Anthony Giddens, director of the London School of Economics and the UK's leading advocate of the "Third Way", states in a book, published next week, that the Government should realise that image manipulation alone is not enough to keep it in power.

Professor Giddens's book, Third Way, is the first detailed view of the political doctrine to be discussed by the Prime Minister and other left of centre western leaders at a conference in New York this month.

The book suggests that both socialism and the unbridled free market have failed and should be replaced by a new approach that combines social justice and equality with individual responsibility.

However, he stresses that unless Labour can adopt such ideas and identify concrete policies, it will find it difficult to remain in power.

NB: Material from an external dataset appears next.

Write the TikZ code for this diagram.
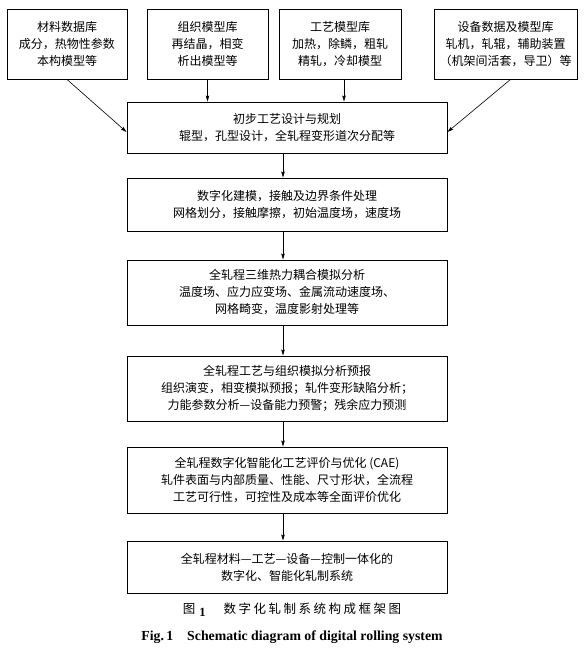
\documentclass[tikz,border=0pt]{standalone}
\usepackage{fontspec}
\newfontfamily\cjk{Noto Sans CJK SC}
\newfontfamily\cjkspaced[LetterSpace=20]{Noto Sans CJK SC}
\newfontfamily\capserif{Liberation Serif}
\usetikzlibrary{arrows.meta}

\begin{document}
\begin{tikzpicture}[x=1pt, y=-1pt,
  libbox/.style={draw, line width=0.9pt, align=center, inner sep=0pt,
    font=\cjk\fontsize{12}{17}\selectfont},
  stepbox/.style={libbox, minimum width=320pt},
  flowarrow/.style={line width=0.6pt, -{Stealth[length=6pt, width=3.5pt, inset=1pt]}}]
% page frame
\useasboundingbox (0,0) rectangle (587,651);
\def\stepx{287}
% Model libraries (top row)
\node[libbox, minimum width=120pt, minimum height=70pt] (matLib) at (67,44)
  {材料数据库\\成分，热物性参数\\本构模型等};
\node[libbox, minimum width=121pt, minimum height=70pt] (strLib) at (207.5,44)
  {组织模型库\\再结晶，相变\\析出模型等};
\node[libbox, minimum width=122pt, minimum height=70pt] (procLib) at (340,44)
  {工艺模型库\\加热，除鳞，粗轧\\精轧，冷却模型};
\node[libbox, minimum width=143pt, minimum height=70pt] (equipLib) at (505.5,44)
  {设备数据及模型库\\轧机，轧辊，辅助装置\\（机架间活套，导卫）等};
% Process chain
\node[stepbox, minimum height=51pt] (stepPlan) at (\stepx,127.5)
  {初步工艺设计与规划\\辊型，孔型设计，全轧程变形道次分配等};
\node[stepbox, minimum height=53pt] (stepModel) at (\stepx,204.5)
  {数字化建模，接触及边界条件处理\\网格划分，接触摩擦，初始温度场，速度场};
\node[stepbox, minimum height=65pt] (stepThermo) at (\stepx,292.5)
  {全轧程三维热力耦合模拟分析\\温度场、应力应变场、金属流动速度场、\\网格畸变，温度影射处理等};
\node[stepbox, minimum height=65pt] (stepMicro) at (\stepx,388.5)
  {全轧程工艺与组织模拟分析预报\\组织演变，相变模拟预报；轧件变形缺陷分析；\\力能参数分析—设备能力预警；残余应力预测};
\node[stepbox, minimum height=66pt] (stepEval) at (\stepx,480)
  {全轧程数字化智能化工艺评价与优化 (CAE)\\轧件表面与内部质量、性能、尺寸形状，全流程\\工艺可行性，可控性及成本等全面评价优化};
\node[stepbox, minimum height=52pt] (stepSystem) at (\stepx,567)
  {全轧程材料—工艺—设备—控制一体化的\\数字化、智能化轧制系统};
% Captions
\node[inner sep=0pt, font=\fontsize{12.5}{14}\selectfont] (capCn) at (292,610)
  {{\cjk 图}\hspace{4pt}\raisebox{-3pt}{\capserif\bfseries 1}\hspace{18pt}{\cjkspaced 数字化轧制系统构成框架图}};
\node[inner sep=0pt, font=\capserif\bfseries\fontsize{13.8}{16}\selectfont] (capEn) at (292,637)
  {Fig.\,1\hspace{14pt}Schematic diagram of digital rolling system};
% Connectors
\coordinate (procOut) at ([xshift=4pt]procLib.south);
\begin{scope}[flowarrow]
  \draw (matLib.south) -- ([yshift=-4.5pt]stepPlan.west);
  \draw (strLib.south) -- (stepPlan.north -| strLib.south);
  \draw (procOut) -- (stepPlan.north -| procOut);
  \draw ([xshift=5pt]equipLib.south) -- ([yshift=-4.5pt]stepPlan.east);
  \draw ([xshift=-4pt]stepPlan.south) -- ([xshift=-4pt]stepModel.north);
  \draw ([xshift=-4pt]stepModel.south) -- ([xshift=-4pt]stepThermo.north);
  \draw ([xshift=-4pt]stepThermo.south) -- ([xshift=-4pt]stepMicro.north);
  \draw ([xshift=-4pt]stepMicro.south) -- ([xshift=-4pt]stepEval.north);
  \draw ([xshift=-4pt]stepEval.south) -- ([xshift=-4pt]stepSystem.north);
\end{scope}
\end{tikzpicture}
\end{document}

"Many who praise the scale of the victory also see the New Labour project as an empty one. New Labour is widely seen as depending on media-oriented politics, and as creating `designer socialism'," he writes.

"Personal images, symbolic stagings, sound bites, visual gags, all count for more than issues, arguments, projects and the evaluation of campaign promises.

"A precept of successful advertising, however, is that image alone isn't enough. There must be something solid behind the hype, otherwise the public see through the facade pretty quickly.

"If all New Labour had to offer were media savvy, its time on the political stage would be short. I hope such will not be the case."

In the book, Professor Giddens calls for the welfare state to be modernised by the greater use of compulsory savings schemes, and voluntary and private sectors to provide care services. However, welfare spending should remain at European rather than US levels.

The statutory pension age should be abolished in recognition of the fact that more Britons than ever before were retiring early or changing the way they worked.

"Civic culture", made up of small, local self-help groups, should be revived, while work practices should be made more family-friendly.